■ INSTRUCTIONS TO FOLLOW ■
Starting with the first line below, extract each line through the one that contains "const ctx = document.getElementById('myChart').getContext('2d');", inclusive, excluding pictures.

■ PROVIDED DATA ■

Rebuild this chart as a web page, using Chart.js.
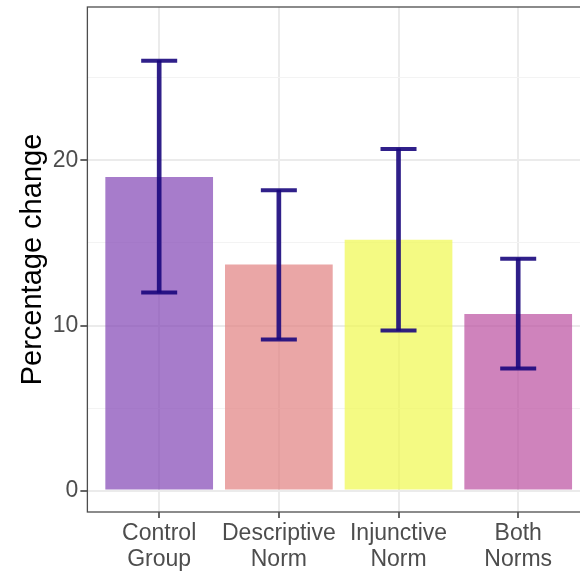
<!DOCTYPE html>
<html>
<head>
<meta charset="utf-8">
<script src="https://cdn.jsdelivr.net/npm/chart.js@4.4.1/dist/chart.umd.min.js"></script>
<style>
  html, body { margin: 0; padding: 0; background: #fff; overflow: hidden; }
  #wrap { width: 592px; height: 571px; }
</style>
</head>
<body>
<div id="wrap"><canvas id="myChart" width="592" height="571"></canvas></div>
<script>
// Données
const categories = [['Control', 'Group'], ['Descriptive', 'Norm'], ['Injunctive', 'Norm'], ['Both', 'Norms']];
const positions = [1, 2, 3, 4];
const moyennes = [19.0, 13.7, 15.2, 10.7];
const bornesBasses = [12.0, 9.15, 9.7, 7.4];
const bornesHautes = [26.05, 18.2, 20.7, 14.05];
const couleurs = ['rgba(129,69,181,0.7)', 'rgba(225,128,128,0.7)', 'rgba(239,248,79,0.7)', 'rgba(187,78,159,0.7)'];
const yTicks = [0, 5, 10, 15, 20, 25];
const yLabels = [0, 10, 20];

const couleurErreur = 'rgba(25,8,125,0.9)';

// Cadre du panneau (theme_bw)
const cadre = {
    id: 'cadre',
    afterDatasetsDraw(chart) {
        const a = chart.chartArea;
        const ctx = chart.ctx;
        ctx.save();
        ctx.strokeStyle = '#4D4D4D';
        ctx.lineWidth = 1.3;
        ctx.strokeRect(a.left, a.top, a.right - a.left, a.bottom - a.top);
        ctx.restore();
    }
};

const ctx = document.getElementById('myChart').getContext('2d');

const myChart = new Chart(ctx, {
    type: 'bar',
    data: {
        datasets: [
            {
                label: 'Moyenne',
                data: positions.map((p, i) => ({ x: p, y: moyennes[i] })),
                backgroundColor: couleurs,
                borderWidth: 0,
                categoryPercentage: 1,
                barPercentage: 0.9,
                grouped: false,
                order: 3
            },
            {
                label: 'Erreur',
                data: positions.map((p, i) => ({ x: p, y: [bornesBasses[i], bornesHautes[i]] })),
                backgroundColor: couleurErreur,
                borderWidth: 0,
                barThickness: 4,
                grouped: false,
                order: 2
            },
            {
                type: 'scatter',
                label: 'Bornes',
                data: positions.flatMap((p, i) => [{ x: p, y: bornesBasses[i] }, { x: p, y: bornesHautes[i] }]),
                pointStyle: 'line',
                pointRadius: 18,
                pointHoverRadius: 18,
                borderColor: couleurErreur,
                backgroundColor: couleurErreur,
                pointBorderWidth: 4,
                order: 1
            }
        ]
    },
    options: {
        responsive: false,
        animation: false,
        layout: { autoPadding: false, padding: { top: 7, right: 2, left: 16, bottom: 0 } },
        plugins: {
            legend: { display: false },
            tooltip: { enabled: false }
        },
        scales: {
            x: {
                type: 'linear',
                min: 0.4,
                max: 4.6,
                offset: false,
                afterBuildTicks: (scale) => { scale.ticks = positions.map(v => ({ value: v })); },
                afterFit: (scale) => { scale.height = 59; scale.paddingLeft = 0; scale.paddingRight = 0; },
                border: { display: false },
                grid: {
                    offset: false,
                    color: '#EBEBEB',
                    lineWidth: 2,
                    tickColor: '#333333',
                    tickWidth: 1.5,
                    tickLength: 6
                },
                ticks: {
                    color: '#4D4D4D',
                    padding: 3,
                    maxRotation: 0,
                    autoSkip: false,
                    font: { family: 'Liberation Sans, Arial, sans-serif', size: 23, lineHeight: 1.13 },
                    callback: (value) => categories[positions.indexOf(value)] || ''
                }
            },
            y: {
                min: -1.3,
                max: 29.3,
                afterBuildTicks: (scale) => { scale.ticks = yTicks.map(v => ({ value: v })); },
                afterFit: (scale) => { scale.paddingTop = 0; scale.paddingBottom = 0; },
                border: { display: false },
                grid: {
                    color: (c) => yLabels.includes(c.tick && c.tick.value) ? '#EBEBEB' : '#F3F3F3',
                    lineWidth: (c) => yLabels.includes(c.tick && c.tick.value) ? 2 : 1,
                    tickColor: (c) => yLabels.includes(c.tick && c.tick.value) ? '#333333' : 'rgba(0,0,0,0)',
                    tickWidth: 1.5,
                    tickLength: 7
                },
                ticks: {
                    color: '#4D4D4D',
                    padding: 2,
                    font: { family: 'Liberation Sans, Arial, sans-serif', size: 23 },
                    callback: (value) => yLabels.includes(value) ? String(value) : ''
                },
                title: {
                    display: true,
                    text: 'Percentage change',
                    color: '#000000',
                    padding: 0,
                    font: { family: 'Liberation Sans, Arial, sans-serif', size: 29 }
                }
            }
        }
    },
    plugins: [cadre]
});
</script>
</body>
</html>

■ ANSWER TO THIS PROBLEM ■
Rebuild this chart as a web page, using Chart.js.
<!DOCTYPE html>
<html>
<head>
<meta charset="utf-8">
<script src="https://cdn.jsdelivr.net/npm/chart.js@4.4.1/dist/chart.umd.min.js"></script>
<style>
  html, body { margin: 0; padding: 0; background: #fff; overflow: hidden; }
  #wrap { width: 592px; height: 571px; }
</style>
</head>
<body>
<div id="wrap"><canvas id="myChart" width="592" height="571"></canvas></div>
<script>
// Données
const categories = [['Control', 'Group'], ['Descriptive', 'Norm'], ['Injunctive', 'Norm'], ['Both', 'Norms']];
const positions = [1, 2, 3, 4];
const moyennes = [19.0, 13.7, 15.2, 10.7];
const bornesBasses = [12.0, 9.15, 9.7, 7.4];
const bornesHautes = [26.05, 18.2, 20.7, 14.05];
const couleurs = ['rgba(129,69,181,0.7)', 'rgba(225,128,128,0.7)', 'rgba(239,248,79,0.7)', 'rgba(187,78,159,0.7)'];
const yTicks = [0, 5, 10, 15, 20, 25];
const yLabels = [0, 10, 20];

const couleurErreur = 'rgba(25,8,125,0.9)';

// Cadre du panneau (theme_bw)
const cadre = {
    id: 'cadre',
    afterDatasetsDraw(chart) {
        const a = chart.chartArea;
        const ctx = chart.ctx;
        ctx.save();
        ctx.strokeStyle = '#4D4D4D';
        ctx.lineWidth = 1.3;
        ctx.strokeRect(a.left, a.top, a.right - a.left, a.bottom - a.top);
        ctx.restore();
    }
};

const ctx = document.getElementById('myChart').getContext('2d');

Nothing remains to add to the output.